Experimental and numerical study on inherent sensory characteristics of piezoceramic micro parts during joining by forming in metal sheets

A new approach for producing intelligent lightweight materials is the integration of prefabricated batches of piezoceramic micro parts in local microstructured metal sheets by the joining process by forming [1]. In this way, semi-finished metal sheets with sensor and actuator functions can be produced in high-volume production. In further forming steps, these semi-finished products can be formed into complex 3D structural parts, which is not readily possible with conventional piezoelectric patch transducers.
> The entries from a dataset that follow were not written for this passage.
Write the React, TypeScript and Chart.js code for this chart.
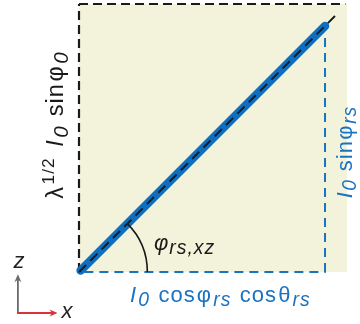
import { useEffect, useRef } from 'react';
import { Chart, registerables } from 'chart.js';
Chart.register(...registerables);

// ---- data (unit square in data space) ----
const BOX_X = [0, 1];
const BOX_Y = [0, 1];
const VECTOR_END = [0.918, 0.918];
const DIAG_END = [0.958, 0.958];
const PROJ_TOP = 0.895;
const ARC_RADIUS = 0.255;
const ARC_ANGLE_DEG = 45;
const AXIS_ORIGIN = [-0.228, -0.153];
const AXIS_Z_TIP = [-0.228, -0.008];
const AXIS_X_TIP = [-0.08, -0.153];

const X_MIN = -0.2948, X_MAX = 1.0485;
const Y_MIN = -0.194, Y_MAX = 1.0149;

const FONT = '"Liberation Sans", Arial, Helvetica, sans-serif';
const BLACK = '#1a1a1a';
const BLUE = '#1a73c2';
const BLUE_THICK = '#0e6ec0';
const YELLOW = '#f3f3dc';

type Seg = { t: string; it?: boolean; sub?: boolean; sup?: boolean };

function segFont(s: Seg, size: number) {
  let sz = size;
  if (s.sub) sz = size * 0.88;
  if (s.sup) sz = size * 0.74;
  return `${s.it ? 'italic ' : ''}${sz}px ${FONT}`;
}
function richWidth(ctx: CanvasRenderingContext2D, segs: Seg[], size: number, gap: number) {
  let w = 0;
  for (const s of segs) { ctx.font = segFont(s, size); w += ctx.measureText(s.t).width + gap; }
  return w - gap;
}
function drawRich(ctx: CanvasRenderingContext2D, segs: Seg[], x: number, y: number, size: number, color: string, gap: number) {
  ctx.fillStyle = color;
  ctx.textBaseline = 'alphabetic';
  ctx.textAlign = 'left';
  let cx = x;
  for (const s of segs) {
    ctx.font = segFont(s, size);
    const dy = s.sub ? size * 0.2 : s.sup ? -size * 0.4 : 0;
    ctx.fillText(s.t, cx, y + dy);
    cx += ctx.measureText(s.t).width + gap;
  }
}

const BOTTOM_LABEL: Seg[] = [
  { t: 'I', it: true }, { t: '0', it: true, sub: true }, { t: ' cos' }, { t: 'φ' }, { t: 'rs', it: true, sub: true },
  { t: ' cos' }, { t: 'θ' }, { t: 'rs', it: true, sub: true },
];
const RIGHT_LABEL: Seg[] = [
  { t: 'I', it: true }, { t: '0', it: true, sub: true }, { t: ' sin' }, { t: 'φ' }, { t: 'rs', it: true, sub: true },
];
const LEFT_LABEL: Seg[] = [
  { t: 'λ' }, { t: '1/2', sup: true }, { t: ' ' }, { t: 'I', it: true }, { t: '0', it: true, sub: true },
  { t: ' sin' }, { t: 'φ' }, { t: '0', it: true, sub: true },
];
const ANGLE_LABEL: Seg[] = [{ t: 'φ', it: true }, { t: 'rs,xz', it: true, sub: true }];

function arrow(ctx: CanvasRenderingContext2D, x0: number, y0: number, x1: number, y1: number, color: string) {
  const a = Math.atan2(y1 - y0, x1 - x0);
  const L = 8, W = 3.5;
  ctx.strokeStyle = color; ctx.fillStyle = color; ctx.lineWidth = 1.8;
  ctx.beginPath(); ctx.moveTo(x0, y0);
  ctx.lineTo(x1 - Math.cos(a) * L * 0.7, y1 - Math.sin(a) * L * 0.7); ctx.stroke();
  ctx.beginPath();
  ctx.moveTo(x1, y1);
  ctx.lineTo(x1 - Math.cos(a) * L + Math.sin(a) * W, y1 - Math.sin(a) * L - Math.cos(a) * W);
  ctx.lineTo(x1 - Math.cos(a) * L * 0.7, y1 - Math.sin(a) * L * 0.7);
  ctx.lineTo(x1 - Math.cos(a) * L - Math.sin(a) * W, y1 - Math.sin(a) * L + Math.cos(a) * W);
  ctx.closePath(); ctx.fill();
}

const decor = {
  id: 'decor',
  afterDatasetsDraw(chart: any) {
    const ctx: any = chart.ctx;
    const xs = chart.scales.x, ys = chart.scales.y;
    const px = (v: number) => xs.getPixelForValue(v);
    const py = (v: number) => ys.getPixelForValue(v);
    ctx.save();
    // angle arc
    const cx = px(0), cy = py(0);
    const r = px(ARC_RADIUS) - px(0);
    ctx.strokeStyle = BLACK; ctx.lineWidth = 1.6;
    ctx.beginPath();
    ctx.arc(cx, cy, r, -ARC_ANGLE_DEG * Math.PI / 180, 0);
    ctx.stroke();
    // axis indicator
    arrow(ctx, px(AXIS_ORIGIN[0]), py(AXIS_ORIGIN[1]), px(AXIS_Z_TIP[0]), py(AXIS_Z_TIP[1]), '#6b6b6b');
    arrow(ctx, px(AXIS_ORIGIN[0]) - 0.9, py(AXIS_ORIGIN[1]), px(AXIS_X_TIP[0]), py(AXIS_X_TIP[1]), '#d8323c');
    ctx.font = `italic 22px ${FONT}`;
    ctx.fillStyle = '#222';
    ctx.textAlign = 'center'; ctx.textBaseline = 'alphabetic';
    ctx.fillText('z', 19, 268);
    ctx.fillText('x', 67, 318);
    // labels
    ctx.letterSpacing = '1px';
    drawRich(ctx, ANGLE_LABEL, 154, 250, 22, BLACK, 0);
    drawRich(ctx, BOTTOM_LABEL, 130, 302, 22, BLUE, 1.2);
    // right rotated
    ctx.save();
    ctx.translate(352, 152);
    ctx.rotate(-Math.PI / 2);
    const wr = richWidth(ctx, RIGHT_LABEL, 22, 0.5);
    drawRich(ctx, RIGHT_LABEL, -wr / 2, 0, 22, BLUE, 0.5);
    ctx.restore();
    // left rotated
    ctx.save();
    ctx.translate(63, 125);
    ctx.rotate(-Math.PI / 2);
    const wl = richWidth(ctx, LEFT_LABEL, 23.5, 1.5);
    drawRich(ctx, LEFT_LABEL, -wl / 2, 0, 23.5, BLACK, 1.5);
    ctx.restore();
    ctx.restore();
  },
};

export default function App() {
  const ref = useRef<HTMLCanvasElement>(null);
  useEffect(() => {
    document.body.style.margin = '0';
    const line = (data: { x: number; y: number }[], color: string, width: number, dash: number[], order: number, extra: any = {}) => ({
      data, borderColor: color, borderWidth: width, borderDash: dash, showLine: true, pointRadius: 0, fill: false, order, ...extra,
    });
    const chart = new Chart(ref.current!, {
      type: 'scatter',
      data: {
        datasets: [
          line([{ x: BOX_X[0], y: BOX_Y[1] }, { x: BOX_X[1], y: BOX_Y[1] }], 'rgba(0,0,0,0)', 0, [], 10,
            { fill: { value: BOX_Y[0] }, backgroundColor: YELLOW }),
          line([{ x: BOX_X[0], y: BOX_Y[1] }, { x: BOX_X[1] - 0.006, y: BOX_Y[1] }], BLACK, 2.2, [9, 5], 6),
          line([{ x: BOX_X[0], y: BOX_Y[0] }, { x: BOX_X[0], y: BOX_Y[1] }], BLACK, 2.2, [9, 5], 6),
          line([{ x: 0.02, y: BOX_Y[0] }, { x: VECTOR_END[0] + 0.003, y: BOX_Y[0] }], BLUE, 2, [9, 6], 5),
          line([{ x: VECTOR_END[0], y: BOX_Y[0] }, { x: VECTOR_END[0], y: PROJ_TOP }], BLUE, 2, [9, 6], 5),
          line([{ x: 0.006, y: 0.006 }, { x: VECTOR_END[0], y: VECTOR_END[1] }], BLUE_THICK, 8.5, [], 3, { borderCapStyle: 'round' }),
          line([{ x: BOX_X[0], y: BOX_Y[0] }, { x: DIAG_END[0], y: DIAG_END[1] }], BLACK, 2, [10, 6], 1),
        ],
      },
      options: {
        responsive: false,
        animation: false,
        layout: { padding: 0 },
        plugins: { legend: { display: false }, tooltip: { enabled: false } },
        scales: {
          x: { type: 'linear', min: X_MIN, max: X_MAX, display: false },
          y: { type: 'linear', min: Y_MIN, max: Y_MAX, display: false },
        },
      },
      plugins: [decor],
    });
    return () => chart.destroy();
  }, []);
  return <canvas ref={ref} width={360} height={324} style={{ display: 'block' }} />;
}
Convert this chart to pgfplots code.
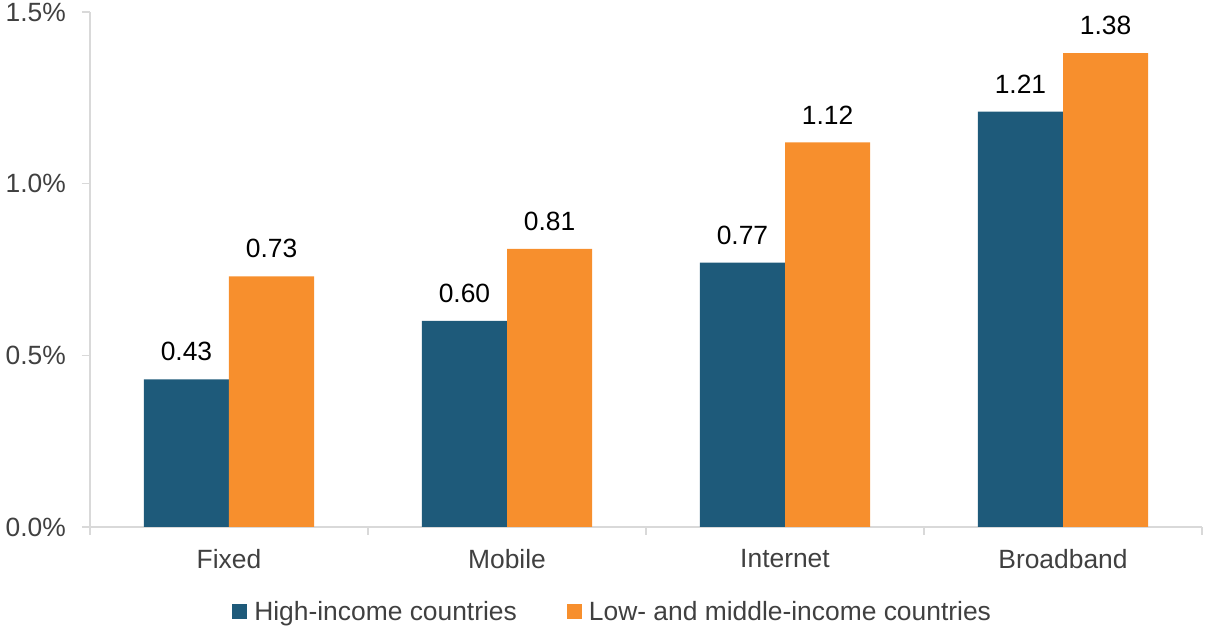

Ensuring the component function of the piezoceramic parts in the form of parallel interconnected lead zirconate titanate (PZT) fibers is a key aspect during the forming process. Previous investigations have already shown at single PZT fibers that the inherent sensor characteristics can be used for in-process monitoring by impedance spectroscopy during the forming process [2].This paper deals with the electromechanical characterization of the complete batch of interconnected PZT fibers before, during and after the joining process. For this purpose, experimental tests are carried out using fabricated test samples and supplemented by numerical studies. Integrated fibers are visually inspected for cracks and fractures as well as checked for their functionality. Additional tests determine the load limits of the fibers by incrementally increasing the forming force until the impedance signal fails. Based on the gained findings from the experiments and simulation the state of the interconnected PZT fibers during the joining process can be specifically controlled according to the target functionality and a fiber overload is avoided.